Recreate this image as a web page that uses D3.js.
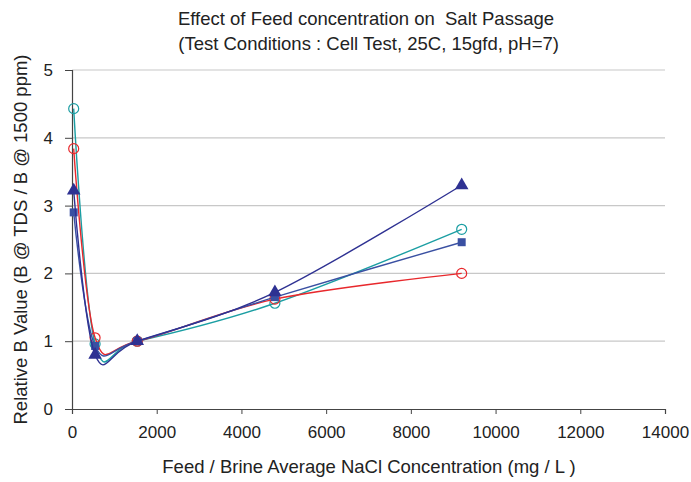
<!DOCTYPE html>
<html>
<head>
<meta charset="utf-8">
<script src="https://cdn.jsdelivr.net/npm/d3@7"></script>
<style>
  body { margin: 0; background: #fff; }
  text { font-family: "Liberation Sans", Arial, sans-serif; fill: #222; }
</style>
</head>
<body>
<div id="chart"></div>
<script>
const concentration = [40, 545, 1540, 4790, 9200];
const cyanCircles = [4.43, 0.96, 1.0, 1.56, 2.65];
const redCircles = [3.84, 1.05, 1.0, 1.62, 2.0];
const blueSquares = [2.9, 0.93, 1.0, 1.65, 2.46];
const navyTriangles = [3.22, 0.8, 1.0, 1.72, 3.3];
const xTicks = [0, 2000, 4000, 6000, 8000, 10000, 12000, 14000];
const yTicks = [0, 1, 2, 3, 4, 5];

const series = [
    { values: cyanCircles, color: "#1b9ea3", marker: "circle" },
    { values: redCircles, color: "#e8282c", marker: "circle" },
    { values: blueSquares, color: "#3a50a2", marker: "square" },
    { values: navyTriangles, color: "#2e3192", marker: "triangle" }
];

const width = 691, height = 482;
const margin = { left: 72, right: 26, top: 70, bottom: 73 };

const svg = d3.select("#chart")
    .append("svg")
    .attr("width", width)
    .attr("height", height);

const x = d3.scaleLinear().domain([0, 14000]).range([margin.left, width - margin.right]);
const y = d3.scaleLinear().domain([0, 5]).range([height - margin.bottom, margin.top]);

// gridlines
svg.append("g")
    .selectAll("line")
    .data(yTicks.filter(d => d > 0))
    .enter()
    .append("line")
    .attr("x1", x(0))
    .attr("x2", x(14000))
    .attr("y1", d => y(d))
    .attr("y2", d => y(d))
    .style("stroke", "#c8c8c8")
    .style("stroke-width", 1.2);

// axes
const xAxis = svg.append("g")
    .attr("transform", `translate(0, ${y(0)})`)
    .call(d3.axisBottom(x).tickValues(xTicks).tickSize(5).tickPadding(12).tickFormat(d3.format("d")));
const yAxis = svg.append("g")
    .attr("transform", `translate(${x(0)}, 0)`)
    .call(d3.axisLeft(y).tickValues(yTicks).tickSize(7).tickPadding(12).tickFormat(d3.format("d")));

[xAxis, yAxis].forEach(a => {
    a.select(".domain").style("stroke", "#444").style("stroke-width", 1.2);
    a.selectAll(".tick line").style("stroke", "#444");
    a.selectAll(".tick text").style("font-size", "17px").style("fill", "#222");
});

const line = d3.line()
    .x((d, i) => x(concentration[i]))
    .y(d => y(d))
    .curve(d3.curveCardinal.tension(0));

series.forEach(s => {
    svg.append("path")
        .datum(s.values)
        .attr("d", line)
        .style("fill", "none")
        .style("stroke", s.color)
        .style("stroke-width", 1.4);

    const pts = svg.append("g").selectAll("path")
        .data(s.values)
        .enter();
    if (s.marker === "circle") {
        pts.append("circle")
            .attr("cx", (d, i) => x(concentration[i]))
            .attr("cy", d => y(d))
            .attr("r", 5)
            .style("fill", "none")
            .style("stroke", s.color)
            .style("stroke-width", 1.2);
    } else {
        const sym = s.marker === "square"
            ? d3.symbol().type(d3.symbolSquare).size(64)
            : d3.symbol().type(d3.symbolTriangle).size(80);
        pts.append("path")
            .attr("d", sym)
            .attr("transform", (d, i) => `translate(${x(concentration[i])}, ${y(d)})`)
            .style("fill", s.color);
    }
});

// titles
svg.append("text")
    .attr("x", 366).attr("y", 25)
    .attr("text-anchor", "middle")
    .style("font-size", "18.5px")
    .style("white-space", "pre")
    .text("Effect of Feed concentration on  Salt Passage");
svg.append("text")
    .attr("x", 366).attr("y", 50)
    .attr("text-anchor", "middle")
    .style("font-size", "18.5px")
    .style("white-space", "pre")
    .text(" (Test Conditions : Cell Test, 25C, 15gfd, pH=7)");

svg.append("text")
    .attr("x", 369).attr("y", 473)
    .attr("text-anchor", "middle")
    .style("font-size", "18.5px")
    .text("Feed / Brine Average NaCl Concentration (mg / L )");

svg.append("text")
    .attr("transform", `translate(27, ${(y(0) + y(5)) / 2}) rotate(-90)`)
    .attr("text-anchor", "middle")
    .style("font-size", "18.5px")
    .text("Relative B Value (B @ TDS / B @ 1500 ppm)");
</script>
</body>
</html>
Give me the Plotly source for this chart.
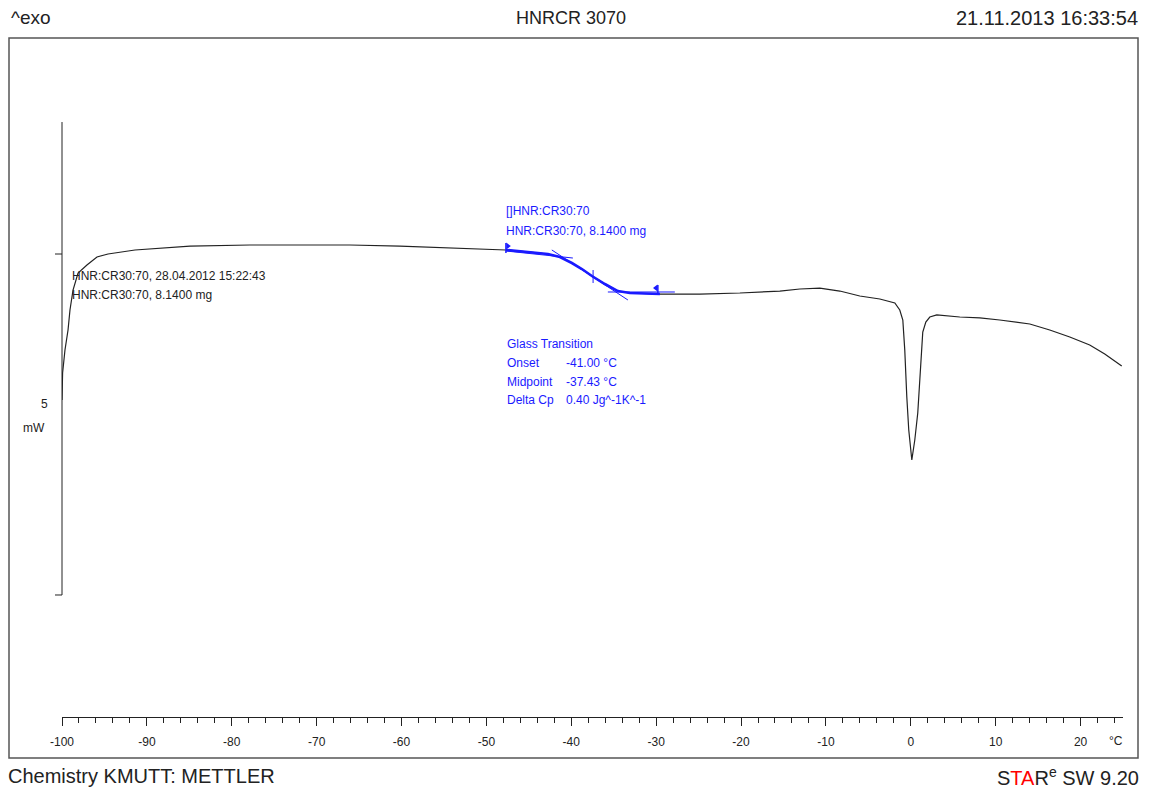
import plotly.graph_objects as go

# ---------------- data ----------------
temperature = [-100.0, -99.96, -99.93, -99.65, -99.29, -99.06, -98.70, -98.11, -97.06, -95.88,
               -94.58, -91.40, -84.92, -77.86, -71.97, -66.08, -60.19, -54.30, -50.77, -47.70,
               -44.88, -42.76, -41.34, -39.93, -38.75, -37.57, -36.04, -34.51, -33.10, -29.56,
               -24.85, -20.14, -15.43, -13.07, -10.72, -8.36, -6.01, -3.65, -1.88, -1.30,
               -0.94, -0.71, -0.47, -0.24, 0.12, 0.47, 0.82, 1.06, 1.41, 1.77,
               2.24, 3.06, 5.77, 8.13, 10.48, 14.02, 16.37, 18.73, 21.08, 22.85, 24.85]
heat_flow = [2.859, 3.079, 3.255, 3.592, 3.886, 4.179, 4.472, 4.721, 4.839, 4.956,
             5.000, 5.059, 5.117, 5.132, 5.132, 5.132, 5.117, 5.088, 5.074, 5.059,
             5.029, 5.000, 4.956, 4.868, 4.780, 4.677, 4.560, 4.457, 4.428, 4.413,
             4.413, 4.428, 4.457, 4.487, 4.501, 4.457, 4.384, 4.340, 4.282, 4.179,
             4.032, 3.592, 2.903, 2.419, 1.979, 2.273, 2.669, 3.226, 3.856, 4.003,
             4.076, 4.106, 4.076, 4.062, 4.032, 3.974, 3.886, 3.783, 3.666, 3.534, 3.358]

# glass transition evaluation (blue)
eval_limits = [-47.70, -29.56]
baseline1_x = [-47.70, -39.81]
baseline1_y = [5.044, 4.941]
tangent_x = [-42.29, -33.33]
tangent_y = [5.059, 4.326]
baseline2_x = [-35.69, -27.80]
baseline2_y = [4.443, 4.443]
midpoint_T = -37.43
flag_left = dict(x=-47.70, y=[5.015, 5.161], tri_y=5.117)
flag_right = dict(x=-29.80, y=[4.399, 4.545], tri_y=4.501)
midpoint_tick_y = [4.575, 4.765]

# axes
x_range = [-100, 25]
y_range = [-1.789, 8.138]
tick_values = [-100, -90, -80, -70, -60, -50, -40, -30, -20, -10, 0, 10, 20]
tick_labels = ["-100", "-90", "-80", "-70", "-60", "-50", "-40", "-30", "-20", "-10", "0", "10", "20"]
scale_bar = [0.0, 6.935]      # mW, vertical scale bar
scale_ticks = [0.0, 5.0]      # mW

# ---------------- layout constants ----------------
W, H = 1150, 793
ML, MR, MT, MB = 62, 27, 40, 76
PW, PH = W - ML - MR, H - MT - MB
FONT = "Liberation Sans"
BLUE = "#1a1aff"


def px_x(px):
    return (px - ML) / PW


def px_y(py):
    return (H - MB - py) / PH


def data_y_paper(v):
    return (v - y_range[0]) / (y_range[1] - y_range[0])


fig = go.Figure()

# main black curve
fig.add_trace(go.Scatter(x=temperature, y=heat_flow, mode="lines",
                         line=dict(color="#222222", width=1.2), hoverinfo="skip"))

# blue evaluated segment
seg = [(t, h) for t, h in zip(temperature, heat_flow) if eval_limits[0] <= t <= eval_limits[1]]
fig.add_trace(go.Scatter(x=[s[0] for s in seg], y=[s[1] for s in seg], mode="lines",
                         line=dict(color=BLUE, width=2.6), hoverinfo="skip"))

# tangents and baselines
for xs, ys in [(baseline1_x, baseline1_y), (tangent_x, tangent_y), (baseline2_x, baseline2_y)]:
    fig.add_trace(go.Scatter(x=xs, y=ys, mode="lines", line=dict(color=BLUE, width=1),
                             hoverinfo="skip"))

# flags
for fl, sym, dx in [(flag_left, "triangle-right", 0.22), (flag_right, "triangle-left", -0.22)]:
    fig.add_trace(go.Scatter(x=[fl["x"], fl["x"]], y=fl["y"], mode="lines",
                             line=dict(color=BLUE, width=1.5), hoverinfo="skip"))
    fig.add_trace(go.Scatter(x=[fl["x"] + dx], y=[fl["tri_y"]], mode="markers",
                             marker=dict(symbol=sym, size=6, color=BLUE), hoverinfo="skip"))

# midpoint tick
fig.add_trace(go.Scatter(x=[midpoint_T, midpoint_T], y=midpoint_tick_y, mode="lines",
                         line=dict(color=BLUE, width=1), hoverinfo="skip"))

shapes = []
# outer frame
shapes.append(dict(type="rect", xref="paper", yref="paper",
                   x0=px_x(9), x1=px_x(1138), y0=px_y(758), y1=px_y(38),
                   line=dict(color="#555555", width=1.5)))
# scale bar
shapes.append(dict(type="line", xref="paper", yref="paper", x0=0, x1=0,
                   y0=data_y_paper(scale_bar[0]), y1=data_y_paper(scale_bar[1]),
                   line=dict(color="#222222", width=1)))
for v in scale_ticks:
    shapes.append(dict(type="line", xref="paper", yref="paper", x0=-7 / PW, x1=0,
                       y0=data_y_paper(v), y1=data_y_paper(v),
                       line=dict(color="#222222", width=1)))

ann = []


def add_text(text, x, y, xref="paper", yref="paper", size=12, color="#222222",
             xanchor="left"):
    ann.append(dict(text=text, x=x, y=y, xref=xref, yref=yref, showarrow=False,
                    xanchor=xanchor, yanchor="middle",
                    font=dict(family=FONT, size=size, color=color)))


# header / footer
add_text("^exo", px_x(9), px_y(18), size=19)
add_text("HNRCR 3070", px_x(571), px_y(18), size=18, xanchor="center")
add_text("21.11.2013 16:33:54", px_x(1140), px_y(18), size=20, xanchor="right")
add_text("Chemistry KMUTT: METTLER", px_x(6), px_y(776), size=20)
add_text("S<span style='color:#ff0000'>TA</span>R<sup>e</sup> SW 9.20",
         px_x(1141), px_y(776), size=20, xanchor="right")
add_text("°C", px_x(1107), px_y(741), size=12)
# scale bar label
add_text("5", px_x(50), px_y(404), size=12, xanchor="right")
add_text("mW", px_x(47), px_y(428), size=12, xanchor="right")

# sample labels
add_text("HNR:CR30:70, 28.04.2012 15:22:43", -99.06, 4.677, "x", "y")
add_text("HNR:CR30:70, 8.1400 mg", -99.06, 4.399, "x", "y")
add_text("[]HNR:CR30:70", -47.94, 5.630, "x", "y", color=BLUE)
add_text("HNR:CR30:70, 8.1400 mg", -47.94, 5.337, "x", "y", color=BLUE)

# glass transition results
gt_labels = ["Glass Transition", "Onset", "Midpoint", "Delta Cp"]
gt_values = ["", "-41.00 °C", "-37.43 °C", "0.40 Jg^-1K^-1"]
gt_y = [3.680, 3.402, 3.123, 2.859]
for lab, val, yy in zip(gt_labels, gt_values, gt_y):
    add_text(lab, -47.82, yy, "x", "y", color=BLUE)
    if val:
        add_text(val, -40.87, yy, "x", "y", color=BLUE)

fig.update_layout(
    width=W, height=H,
    margin=dict(l=ML, r=MR, t=MT, b=MB, pad=0),
    paper_bgcolor="white", plot_bgcolor="white",
    showlegend=False,
    shapes=shapes, annotations=ann,
    xaxis=dict(range=x_range, showline=True, linecolor="#222222", linewidth=1,
               ticks="outside", ticklen=8, tickwidth=1, tickcolor="#222222",
               tickmode="array", tickvals=tick_values, ticktext=tick_labels,
               showgrid=False, zeroline=False,
               minor=dict(dtick=2, tick0=0, ticks="outside", ticklen=5, tickcolor="#222222",
                          tickwidth=1, showgrid=False),
               tickfont=dict(family=FONT, size=12, color="#222222"),
               ticklabelstandoff=6, fixedrange=True),
    yaxis=dict(range=y_range, visible=False, fixedrange=True),
)

fig.write_html("out.html", config={"displayModeBar": False},
               post_script="document.body.style.margin='0px';document.body.style.overflow='hidden';")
_ _ _ _ _ _ _
## Set task
Using the data above, copy exactly the lines from the one containing "Give me the Plotly source for this chart." to the one containing "3.666, 3.534, 3.358]", inclusive. Exclude the pictures.

## Correct output
Give me the Plotly source for this chart.
import plotly.graph_objects as go

# ---------------- data ----------------
temperature = [-100.0, -99.96, -99.93, -99.65, -99.29, -99.06, -98.70, -98.11, -97.06, -95.88,
               -94.58, -91.40, -84.92, -77.86, -71.97, -66.08, -60.19, -54.30, -50.77, -47.70,
               -44.88, -42.76, -41.34, -39.93, -38.75, -37.57, -36.04, -34.51, -33.10, -29.56,
               -24.85, -20.14, -15.43, -13.07, -10.72, -8.36, -6.01, -3.65, -1.88, -1.30,
               -0.94, -0.71, -0.47, -0.24, 0.12, 0.47, 0.82, 1.06, 1.41, 1.77,
               2.24, 3.06, 5.77, 8.13, 10.48, 14.02, 16.37, 18.73, 21.08, 22.85, 24.85]
heat_flow = [2.859, 3.079, 3.255, 3.592, 3.886, 4.179, 4.472, 4.721, 4.839, 4.956,
             5.000, 5.059, 5.117, 5.132, 5.132, 5.132, 5.117, 5.088, 5.074, 5.059,
             5.029, 5.000, 4.956, 4.868, 4.780, 4.677, 4.560, 4.457, 4.428, 4.413,
             4.413, 4.428, 4.457, 4.487, 4.501, 4.457, 4.384, 4.340, 4.282, 4.179,
             4.032, 3.592, 2.903, 2.419, 1.979, 2.273, 2.669, 3.226, 3.856, 4.003,
             4.076, 4.106, 4.076, 4.062, 4.032, 3.974, 3.886, 3.783, 3.666, 3.534, 3.358]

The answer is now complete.